Public defenders and private defense attorneys should not have to rely on press releases to identify affected clients. Prosecutors know which cases used which officers and evidence. The government should do the first pass, not force every defense lawyer to reinvent the same spreadsheet.

Victims and witnesses also deserve clarity. If a prosecution is delayed, dismissed, or reopened because of officer-corruption allegations, the government should explain what can be said, what cannot be said, and who will contact affected people.

What This Story Is Not

This is not a story claiming every Prichard officer is corrupt. It is not a story telling residents not to call 911. It is not a story asking anyone to harass Dotch, his family, city employees, witnesses, prosecutors, sheriff's deputies, or any private person. It is not a conviction story.

It is also not a story that should be buried under generic pro-police reassurance. If a police department's officer is accused of civil-rights violations, bribery, evidence tampering, extortion, and unlawful stops, the city cannot restore trust by saying most officers are good. Good officers should want the same records published, because the fastest way to stain everyone is to let the public wonder how many cases are compromised and who knew what.
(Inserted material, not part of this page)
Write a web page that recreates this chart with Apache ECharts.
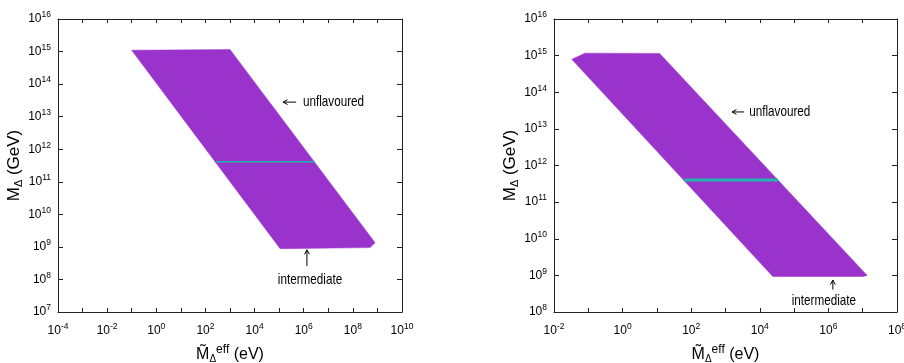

The useful public-service path is specific: protect current call response, secure evidence, review cases, notify defendants and victims, support honest officers, and publish enough records for the community to see that the review is real.

The BadPD Watch List

This item stays active until several receipts appear.

Watch the federal docket for the complaint, affidavit, detention hearing results, preliminary hearing, indictment or dismissal, and any superseding charges. Watch DOJ and FBI updates for additional arrests or a narrowed theory. Watch the Mobile County Sheriff's Office for public statements on the Prichard coverage arrangement. Watch the City of Prichard for council agendas, emergency meetings, personnel actions, evidence audits, and police-operation updates. Watch the Mobile County District Attorney for case-review and Brady/Giglio notice procedures. Watch local reporting for affected-case numbers and victim/defense impacts.

The first publishable follow-up should be a documents update: complaint filed, hearing result, court schedule, takeover agreement, case-review memo, or evidence-audit scope. If none of those appear, the next story is the silence itself.

For now, the accountability bottom line is this: a federal complaint is not a conviction, but it is enough to trigger a public integrity audit. Prichard residents deserve patrol coverage tonight, clean case files tomorrow, and a full record of how many arrests, stops, prosecutions, and pieces of evidence were touched by the alleged misconduct.

The badge gives police power. The ledger is how the public gets power back.

Source-Status Note

This ledger treats the DOJ release and criminal complaint summary as allegations, not findings. It uses DOJ as the primary official source and WKRG as local corroborating/context reporting. It does not ask readers to harass the defendant, his family, Prichard employees, sheriff deputies, prosecutors, witnesses, or private residents. The accountability demand is records-based: case review, evidence audit, Brady/Giglio notices, temporary coverage rules, and public docket tracking.